Company B: Architected for autonomous agents, then deployed AI assistants to accelerate execution. Same 25% productivity gain on coding tasks. Deployment velocity increased 18% because architectural patterns prevented debt accumulation. Net value: approximately $340,000 annually in faster time-to-market.
The difference between these two approaches is a $520,000 annual swing. Same tools. Different architectural thinking.
This is why I keep emphasizing the economics of AI agents over the productivity metrics of AI assistants. The metrics look similar. The outcomes are completely different.
The competitive gap is widening
Here’s what concerns me about the next 18 months.
AI adoption is accelerating. More companies are deploying coding assistants without understanding these dynamics. The gap between companies that architect first and companies that just deploy tools is going to widen dramatically.

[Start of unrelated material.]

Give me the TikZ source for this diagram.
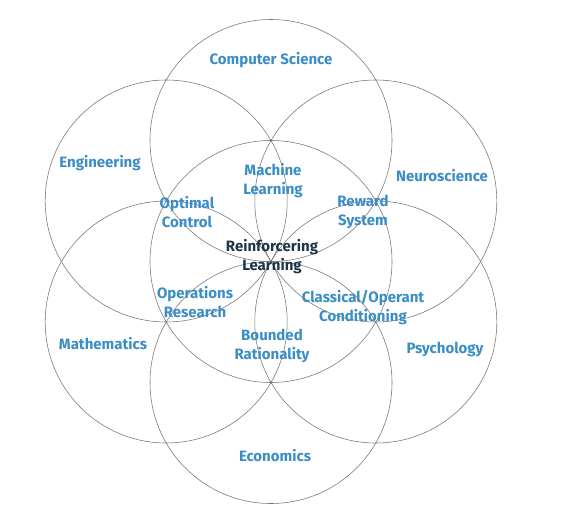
\documentclass[tikz,border=0pt]{standalone}
\usepackage{fontspec}
\setmainfont{Fira Sans}
\definecolor{fieldblue}{HTML}{3A8DC5}
\definecolor{coredark}{HTML}{1D3545}

\begin{document}
\begin{tikzpicture}[x=1pt,y=-1pt,
  ring/.style={circle,draw=black!55,line width=0.55pt,minimum size=242pt,inner sep=0pt},
  field/.style={text=fieldblue,font=\fontsize{15}{19}\selectfont\bfseries,align=center,inner sep=0pt},
  core/.style={field,text=coredark}]
  \useasboundingbox (0,0) rectangle (573,524);
  % seven circles
  \node[ring] (mid) at (271,261.5) {};
  \node[ring] (top) at (271,140.5) {};
  \node[ring] (bot) at (271,382.5) {};
  \node[ring] (ul) at (166.2,201) {};
  \node[ring] (ur) at (375.8,201) {};
  \node[ring] (ll) at (166.2,322) {};
  \node[ring] (lr) at (375.8,322) {};
  % outer fields
  \node[field] (cs) at (271,60) {Computer Science};
  \node[field] (eng) at (100,163) {Engineering};
  \node[field] (neuro) at (442,176) {Neuroscience};
  \node[field] (math) at (103,344) {Mathematics};
  \node[field] (psy) at (445,349) {Psychology};
  \node[field] (eco) at (275,456) {Economics};
  % overlaps
  \node[field] (ml) at (273,181) {Machine\\Learning};
  \node[field] (oc) at (187,212) {Optimal\\Control};
  \node[field] (rs) at (363,212) {Reward\\System};
  \node[field] (or) at (195,302) {Operations\\Research};
  \node[field] (cond) at (363,308) {Classical/Operant\\Conditioning};
  \node[field] (br) at (272,346) {Bounded\\Rationality};
  \node[core] (rl) at (272,257) {Reinforcering\\Learning};
\end{tikzpicture}
\end{document}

Companies in the first group will see compounding gains: faster coding plus architectural clarity plus reduced technical debt. They’ll be shipping features 30-40% faster within a year.
Companies in the second group will see diminishing returns. Faster coding is offset by technical debt, confusing architecture, and quality issues. They might not be shipping any faster than they are today.
The scary part is both groups will have similar productivity metrics. The difference will show up in time-to-production, system reliability, and ability to respond to market changes.
When this analysis doesn’t apply
Let me be clear about when speed matters more than architectural discipline.
Early-stage startups pre-product-market fit should optimize for learning speed, not architectural purity. If you’re still figuring out what to build, faster coding with technical debt is often the right tradeoff. You can clean it up later if you find PMF.
Companies with exceptional architectural discipline already in place will see better results from AI coding tools immediately. If you have strong patterns, good testing, and architectural review processes, AI assistants will accelerate without creating debt.
But for most Series B+ companies with 50-500 employees, this is the critical moment. You’re big enough that technical debt hurts. You’re small enough that architectural changes are still possible. The decisions you make about AI tooling now will determine whether you’re in the winning group or the struggling group 18 months from now.
The strategic insight
AI coding tools are accelerators, not replacements for architectural thinking.
If you want full productivity gains without hidden costs, design for autonomous systems first. Then use AI assistants to speed up well-defined work patterns.
The companies that figure this out will have a massive competitive advantage. Not because they have better tools. Because they have better systems.
And systems-level thinking is what determines whether faster coding actually means faster shipping.